Today’s chaos is tomorrow’s memory

By Judy Brandon: CNJ Relgion Columnist

One day several years ago, I saw an incident in the grocery store that made my heart sad. A mother and father were shopping with their two school-age children and a toddler. The father pushed the cart as the mother barked out orders: “Stay in line!” “Don’t touch anything!” The toddler riding in the basket started to fumble with a package of crackers.
The father picked up her little chubby hand and slapped it three or four times. Of course the child screamed.

The mother remarked, “You ain’t hungry. Don’t touch!” The two other little children just walked on ahead, trying to make the best of a terrible situation. I thought: Great summer for those little ones. I feel sorry for them all year!

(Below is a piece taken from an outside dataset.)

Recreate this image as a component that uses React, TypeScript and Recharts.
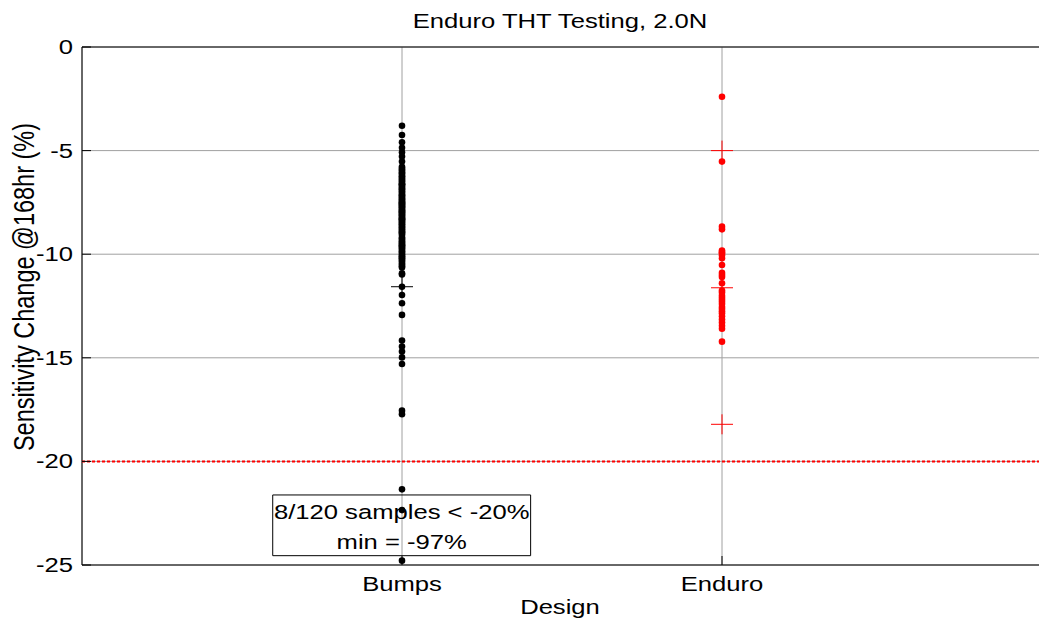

In contrast, I am reminded of the scene that Buffy, Annie and I witnessed in Clovis one summer about five years ago.

We were at a drive-through restaurant ordering breakfast. While we were in line, we noticed a family in an SUV loaded down with vacation paraphernalia parking at the side of the drive-through. Atop the vehicle was a folded-up baby stroller, coolers, two little bicycles and suitcases. The first to get out was a little girl about 7, holding a black dachshund.
Then she led the dog toward the grass that lined the parking lot.

Next, the mother stepped with a baby, diaper bag over one shoulder and a small portable cooler in the other hand. Then a boy about 10 leaped out of the driver’s side in the back. He held a leash with a chubby English bulldog and led this wobbly, hefty swaggering dog to the grass where his sister stood with the dachshund.

Last to come was dad. He got out and lifted up a toddler and set him down on the pavement. This little guy ran to the grass to meet his brother and sister. Then the father held the leashes while the two older children headed into the restaurant to be with their mother.

That left the dad sitting on the grass with two dogs and a toddler. After about five minutes, the mom and children joined him with everyone’s breakfast. Food was passed around for everyone. Every so often, the kids would give a little food to one of the dogs.

But as confusing, amazing and chaotic as this seemed, everyone was happy. It looked like disorder and chaos to anyone watching, but everyone in the young family was laughing and talking.

Annie, Buffy and I watched. To see them together unaffected by the confusion was a refreshing sight for us. Annie said, “You know, Mom, those kids will remember this for a long time.”

Looking at our lives, we see that somehow seconds turn into minutes, minutes to hours and hours to days, days to years … and we wake up one day and find our children grown. We are frail and parents do make mistakes.

Yet, after watching this scene and then seeing the grocery store incident, I had a renewed awareness: Our children are gifts from God, and they should be treated with love, honor and respect.

I want to tell those parents in the grocery store that they will not pass this way again. How sad to miss the opportunity when children are young.
Even sadder is to look back years later and wish you had done differently. I would like to tell those parents in the store to change their ways while they still have time.